I turned my attention to another part of the room. She jumped up paced in a circle.

Three shelves of My Little Ponies still stood guard above the bed. I had the fleeting sense that they were dismayed. At least she hadn’t taken them down. The nightstand stood in a corner. The bed was no longer quite centered, and Beanie Babies peeked out from under it.

“Did you try to move the bed?”

“Yes.” She looked disappointed. “I needed help.”

I looked again at the mattress and chest of drawers, silently thanking the universe that she hadn’t hurt herself.

Marshmallow, the big white cat, entered and inspected the sight. His tail twitched, and his ears perked up. He meowed, using his most strident voice, and left.

Fortunately the carpet is soft. I knew I’d be there a while. “Why?”

Mary Ellen fidgeted. “The animals on the dresser scare me at night.”

“We can move them.”

She twirled. “No, I like them there.”

By that time, I knew there were more layers to peel back before the truth appeared.

“How about turning over?”

“No, I’m more comfortable facing them.”


She looked away from me. “The Kleenex box scares me.”

That was such a stretch, that I figured the truth couldn’t be far behind.

“This was a lot of work.
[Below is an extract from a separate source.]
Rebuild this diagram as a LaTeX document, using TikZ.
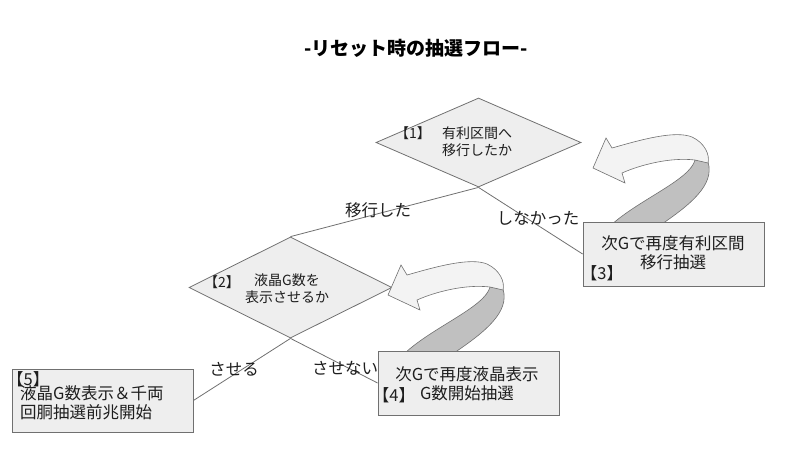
\documentclass[tikz,border=0pt]{standalone}
\usepackage{fontspec}
\setmainfont{Noto Sans CJK JP}
\usetikzlibrary{shapes.geometric}
\definecolor{edgegray}{RGB}{112,112,112}
\definecolor{boxgray}{RGB}{238,238,238}
\definecolor{facegray}{RGB}{243,243,243}
\definecolor{backgray}{RGB}{192,192,192}
\definecolor{inkgray}{RGB}{30,30,30}
\tikzset{
  ask/.style={diamond,draw=edgegray,fill=boxgray,inner sep=0pt,line width=.8pt},
  act/.style={rectangle,draw=edgegray,fill=boxgray,inner sep=0pt,
    minimum width=181pt,minimum height=64pt,line width=.8pt},
  txt/.style={text=inkgray,inner sep=0pt,font=\fontsize{14}{17}\selectfont},
  big/.style={text=inkgray,inner sep=0pt,font=\fontsize{16.5}{19}\selectfont},
  link/.style={draw=edgegray,line width=.8pt},
  turnarrow/.pic={
    % back side of the ribbon
    \filldraw[draw=edgegray,fill=backgray,line width=.6pt]
      (17,58) .. controls (45,32) and (97,12) .. (102,-8) -- (115,-6)
      .. controls (122,17) and (97,37) .. (66,58) -- cycle;
    % front side with the head
    \filldraw[draw=edgegray,fill=facegray,line width=.6pt]
      (19,-20) .. controls (47,-28) and (82,-38) .. (99,-31)
      .. controls (112,-25) and (117,-13) .. (115,-5) -- (102,-8)
      .. controls (77,-11) and (47,-3) .. (29,5) -- (32,15) -- (0,0)
      -- (13,-30) -- cycle;
  }
}
\begin{document}
\begin{tikzpicture}[x=1pt,y=-1pt]
  \useasboundingbox (0,0) rectangle (800,448);
  \node[text=black,inner sep=0pt,font=\bfseries\fontsize{19}{22}\selectfont]
    (title) at (416,48) {-リセット時の抽選フロー-};

  \node[ask,minimum width=205pt,minimum height=89pt] (q1) at (478.5,142.5) {};
  \node[ask,minimum width=203pt,minimum height=101pt] (q2) at (290.5,287.5) {};

  \pic at (593,168) {turnarrow};
  \pic at (388,295) {turnarrow};

  \node[act] (r3) at (673.5,254) {};
  \node[act] (r4) at (468.5,383) {};
  \node[act,minimum height=63pt] (r5) at (102.5,400.5) {};

  \draw[link] (q1.south) -- (q2.north);
  \draw[link] (q1.south) -- (r3.west);
  \draw[link] (q2.south) -- (r5.east);
  \draw[link] (q2.south) -- (r4.west);

  \node[txt] (n1) at (413,133) {【1】};
  \node[txt,align=left] (q1text) at (477,142) {有利区間へ\\移行したか};
  \node[txt] (n2) at (222,282) {【2】};
  \node[txt,align=center] (q2text) at (287,289) {液晶G数を\\表示させるか};

  \node[big,align=center] (r3text) at (673,253) {次Gで再度有利区間\\移行抽選};
  \node[big] (n3) at (602,273) {【3】};
  \node[big,align=center] (r4text) at (467,384) {次Gで再度液晶表示\\G数開始抽選};
  \node[big] (n4) at (394,395) {【4】};
  \node[big,anchor=west] (n5) at (7,379) {【5】};
  \node[big,align=left,anchor=west] (r5text) at (20,403) {液晶G数表示＆千両\\回胴抽選前兆開始};

  \node[big] (yes1) at (378,210) {移行した};
  \node[big] (no1) at (538,218) {しなかった};
  \node[big] (yes2) at (234,369) {させる};
  \node[big] (no2) at (345,368) {させない};
\end{tikzpicture}
\end{document}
Why did you do it, really?”

She shook her long copper hair, threw up her hands, and answered in a voice that left no doubt this was a serious matter and that she expected concurrence. “Everybody in my class has a TV in their room except me! I’m making space for it.”

Big sigh from me.

“I’ll help you put everything back. You may watch TV in the other room but not at bedtime. The rule hasn’t changed.”

Her eyes pleaded with me for just a moment before answering in a voice that dripped with resignation. “I’ll do it myself.” Then sheer determination. “I want to get strong.”

We helped–then enrolled her in basketball.